CONGRATS on your new handgun! I think the Smith will serve you just fine as a house gun. My only thought would be to put a couple of hundred more rounds through it to be sure it is absolutely fail proof, then use it for it's intended purpose. Be sure to take it out at least once a month to stay familiar with it. Too many times folks buy a new handgun, test run it, then put it away and never practice with it. Please tell me you are not that guy!
I'm of the mindset that if someone gets a new gun, and are happy with it, it is the right handgun for them.

MO


----------



## Philco (Apr 17, 2012)

Those guns have gotten a (in my opinion) bad rap on the interweb. I have its predecessor, the SW9VE. It's a great gun with a stiff trigger. I think you'll find your gun to be highly reliable and one of the best handgun values available today. Some may take exception to this, but unless they've owned and used one, I tend to dismiss what they have to say.


----------



## FreakShow (Aug 16, 2016)

Just bought one of these myself. have only put about 100 rounds through it so far, onl because the indoor range was smokin hot inside. but i take me conceal carry class this weekend and will put anoher 100 through it. like te gun so far, handles nice, though i may replace the trigger


----------



## RolandD (Apr 28, 2016)

Taking my concealed carry class tomorrow. My daughter will be using my CW9 for the class, so I will use the SD9VE. The range where I performed my 100 round function test is 25 yards. I can't see if I'm even hitting the target at that range, so tomorrow will be the first time I'll actually be target shooting with it.


----------



## FreakShow (Aug 16, 2016)

at 25 yards, it's pretty much point, click , pow!


----------



## Bisley (Aug 24, 2008)

I fired one of the older models and the only thing that disqualified it for me was the horrible trigger.
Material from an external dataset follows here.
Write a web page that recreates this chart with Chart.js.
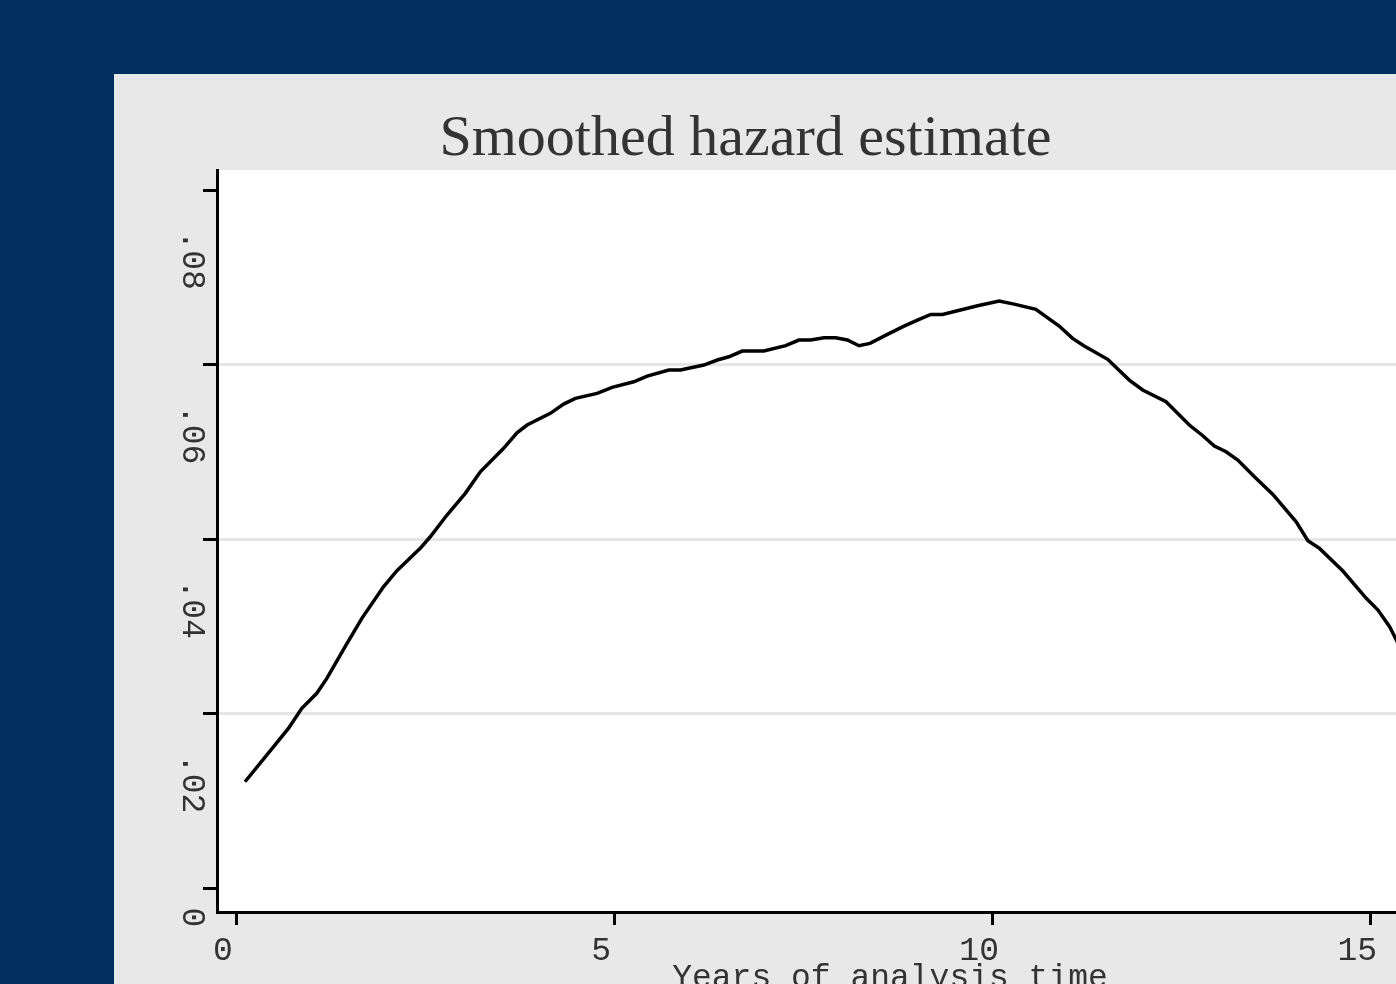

If that has been improved, it should be good to go.


----------



## FreakShow (Aug 16, 2016)

trigger they say is at about 6.8 pounds, but an apex replacement with nock it down to just over 4


----------



## Bisley (Aug 24, 2008)

Apex kits are good, but the cost pretty much negates any savings you get from buying a cheaper gun. Still, some of the more expensive M&Ps still need the trigger kit.


----------